## Exercise description:
Copy each line below that contains "draw".

## Dataset section:
-*-*-

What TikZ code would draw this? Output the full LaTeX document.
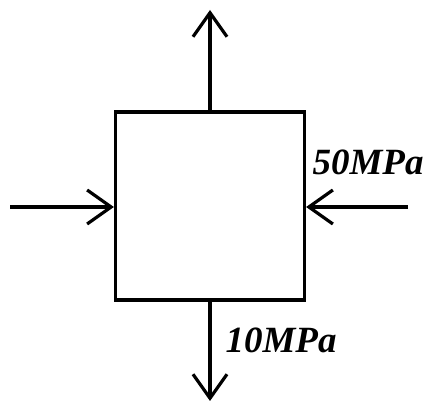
\documentclass[tikz,border=0pt]{standalone}
\usepackage{fontspec}
\setmainfont{Liberation Serif}
\usetikzlibrary{arrows.meta}
\begin{document}
\begin{tikzpicture}[x=1pt,y=1pt,
  line width=3.2pt,
  force/.style={-{Straight Barb[length=24pt,width=34pt,line width=3.2pt]}},
  lbl/.style={font=\fontsize{37}{42}\selectfont\bfseries\itshape, inner sep=0pt, anchor=base west}]
\useasboundingbox (0,0) rectangle (425,403);
\node[draw, line width=3.2pt, minimum width=189pt, minimum height=188pt, inner sep=0pt] (sq) at (210,197) {};
\coordinate (top) at (210,393);
\coordinate (bot) at (210,2);
\coordinate (lft) at (10,196);
\coordinate (rgt) at (408,196);
\draw[force] (sq.north) -- (top);
\draw[force] (sq.south) -- (bot);
\draw[force] (lft) -- (sq.west |- lft);
\draw[force] (rgt) -- (sq.east |- rgt);
\node[lbl] (l50) at (311,228) {50MPa};
\node[lbl] (l10) at (224,50) {10MPa};
\end{tikzpicture}
\end{document}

-*-*-

## Problem solution:
What TikZ code would draw this? Output the full LaTeX document.
\node[draw, line width=3.2pt, minimum width=189pt, minimum height=188pt, inner sep=0pt] (sq) at (210,197) {};
\draw[force] (sq.north) -- (top);
\draw[force] (sq.south) -- (bot);
\draw[force] (lft) -- (sq.west |- lft);
\draw[force] (rgt) -- (sq.east |- rgt);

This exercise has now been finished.